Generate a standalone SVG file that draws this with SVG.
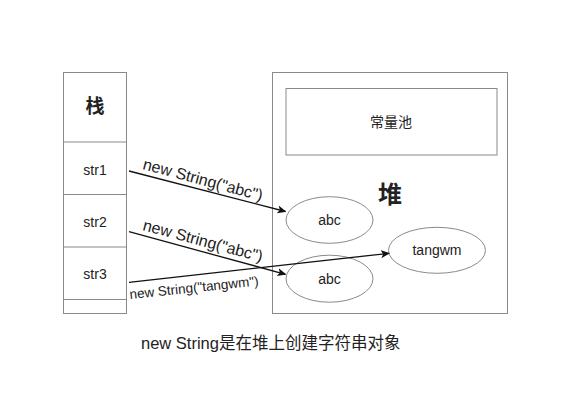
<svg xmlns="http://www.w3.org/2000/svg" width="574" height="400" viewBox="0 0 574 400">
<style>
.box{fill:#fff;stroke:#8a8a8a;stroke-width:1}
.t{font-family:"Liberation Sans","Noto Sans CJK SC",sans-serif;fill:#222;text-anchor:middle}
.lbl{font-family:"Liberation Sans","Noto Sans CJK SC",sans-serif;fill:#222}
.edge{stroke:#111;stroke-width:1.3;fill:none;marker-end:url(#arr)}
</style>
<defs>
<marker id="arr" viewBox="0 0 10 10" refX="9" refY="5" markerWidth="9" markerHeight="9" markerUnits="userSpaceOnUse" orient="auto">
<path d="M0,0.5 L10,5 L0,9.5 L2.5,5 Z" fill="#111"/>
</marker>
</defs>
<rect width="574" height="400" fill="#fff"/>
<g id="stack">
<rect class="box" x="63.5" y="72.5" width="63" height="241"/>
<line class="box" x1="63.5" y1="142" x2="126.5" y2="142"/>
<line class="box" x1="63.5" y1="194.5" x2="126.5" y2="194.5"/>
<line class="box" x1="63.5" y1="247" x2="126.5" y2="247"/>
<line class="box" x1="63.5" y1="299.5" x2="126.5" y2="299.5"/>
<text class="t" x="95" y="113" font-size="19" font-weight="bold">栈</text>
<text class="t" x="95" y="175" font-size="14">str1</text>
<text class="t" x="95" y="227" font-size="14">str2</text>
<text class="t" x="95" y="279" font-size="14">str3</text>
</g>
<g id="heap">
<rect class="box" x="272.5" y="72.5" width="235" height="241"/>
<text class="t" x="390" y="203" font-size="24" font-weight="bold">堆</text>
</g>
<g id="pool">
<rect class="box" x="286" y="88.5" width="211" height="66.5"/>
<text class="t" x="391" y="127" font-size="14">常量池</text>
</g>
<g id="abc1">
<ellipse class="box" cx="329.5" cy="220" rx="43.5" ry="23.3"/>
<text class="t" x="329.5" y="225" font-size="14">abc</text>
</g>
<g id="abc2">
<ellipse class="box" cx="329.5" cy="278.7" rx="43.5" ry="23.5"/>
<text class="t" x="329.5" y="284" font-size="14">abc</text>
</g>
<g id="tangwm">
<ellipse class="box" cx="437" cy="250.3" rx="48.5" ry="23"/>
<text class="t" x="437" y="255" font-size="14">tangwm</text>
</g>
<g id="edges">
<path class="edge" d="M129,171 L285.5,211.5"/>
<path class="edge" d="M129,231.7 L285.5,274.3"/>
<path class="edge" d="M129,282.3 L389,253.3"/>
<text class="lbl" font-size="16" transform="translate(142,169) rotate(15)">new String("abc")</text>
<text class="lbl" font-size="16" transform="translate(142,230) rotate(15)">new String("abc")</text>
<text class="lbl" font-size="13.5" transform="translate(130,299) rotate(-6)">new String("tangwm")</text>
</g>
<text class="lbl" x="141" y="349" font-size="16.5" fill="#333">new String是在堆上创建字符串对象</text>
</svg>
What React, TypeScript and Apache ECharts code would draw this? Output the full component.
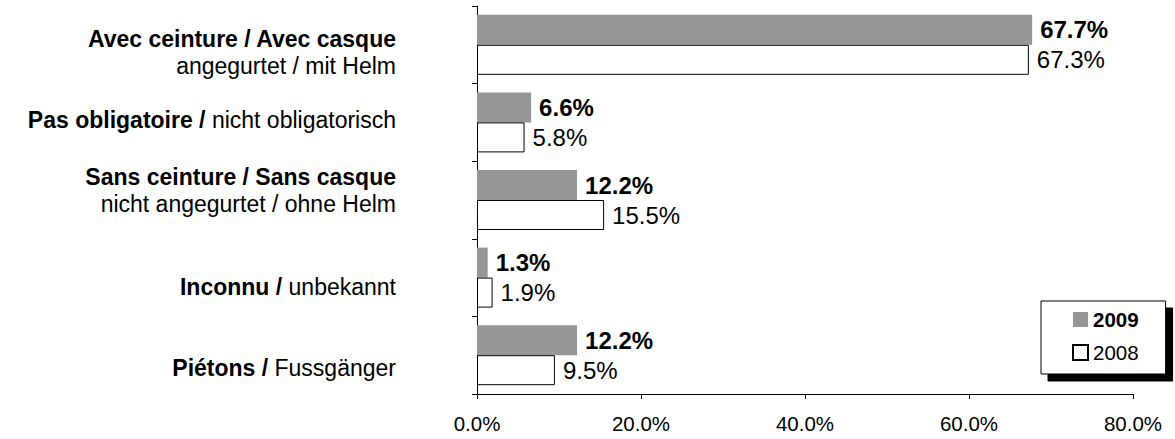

#### Exercise requirements:
Leaving the pictures aside, transcribe the entire listing exactly.

#### Task response:
Generate a standalone SVG file that draws this with SVG.
<svg xmlns="http://www.w3.org/2000/svg" width="574" height="400" viewBox="0 0 574 400">
<style>
.box{fill:#fff;stroke:#8a8a8a;stroke-width:1}
.t{font-family:"Liberation Sans","Noto Sans CJK SC",sans-serif;fill:#222;text-anchor:middle}
.lbl{font-family:"Liberation Sans","Noto Sans CJK SC",sans-serif;fill:#222}
.edge{stroke:#111;stroke-width:1.3;fill:none;marker-end:url(#arr)}
</style>
<defs>
<marker id="arr" viewBox="0 0 10 10" refX="9" refY="5" markerWidth="9" markerHeight="9" markerUnits="userSpaceOnUse" orient="auto">
<path d="M0,0.5 L10,5 L0,9.5 L2.5,5 Z" fill="#111"/>
</marker>
</defs>
<rect width="574" height="400" fill="#fff"/>
<g id="stack">
<rect class="box" x="63.5" y="72.5" width="63" height="241"/>
<line class="box" x1="63.5" y1="142" x2="126.5" y2="142"/>
<line class="box" x1="63.5" y1="194.5" x2="126.5" y2="194.5"/>
<line class="box" x1="63.5" y1="247" x2="126.5" y2="247"/>
<line class="box" x1="63.5" y1="299.5" x2="126.5" y2="299.5"/>
<text class="t" x="95" y="113" font-size="19" font-weight="bold">栈</text>
<text class="t" x="95" y="175" font-size="14">str1</text>
<text class="t" x="95" y="227" font-size="14">str2</text>
<text class="t" x="95" y="279" font-size="14">str3</text>
</g>
<g id="heap">
<rect class="box" x="272.5" y="72.5" width="235" height="241"/>
<text class="t" x="390" y="203" font-size="24" font-weight="bold">堆</text>
</g>
<g id="pool">
<rect class="box" x="286" y="88.5" width="211" height="66.5"/>
<text class="t" x="391" y="127" font-size="14">常量池</text>
</g>
<g id="abc1">
<ellipse class="box" cx="329.5" cy="220" rx="43.5" ry="23.3"/>
<text class="t" x="329.5" y="225" font-size="14">abc</text>
</g>
<g id="abc2">
<ellipse class="box" cx="329.5" cy="278.7" rx="43.5" ry="23.5"/>
<text class="t" x="329.5" y="284" font-size="14">abc</text>
</g>
<g id="tangwm">
<ellipse class="box" cx="437" cy="250.3" rx="48.5" ry="23"/>
<text class="t" x="437" y="255" font-size="14">tangwm</text>
</g>
<g id="edges">
<path class="edge" d="M129,171 L285.5,211.5"/>
<path class="edge" d="M129,231.7 L285.5,274.3"/>
<path class="edge" d="M129,282.3 L389,253.3"/>
<text class="lbl" font-size="16" transform="translate(142,169) rotate(15)">new String("abc")</text>
<text class="lbl" font-size="16" transform="translate(142,230) rotate(15)">new String("abc")</text>
<text class="lbl" font-size="13.5" transform="translate(130,299) rotate(-6)">new String("tangwm")</text>
</g>
<text class="lbl" x="141" y="349" font-size="16.5" fill="#333">new String是在堆上创建字符串对象</text>
</svg>
What React, TypeScript and Apache ECharts code would draw this? Output the full component.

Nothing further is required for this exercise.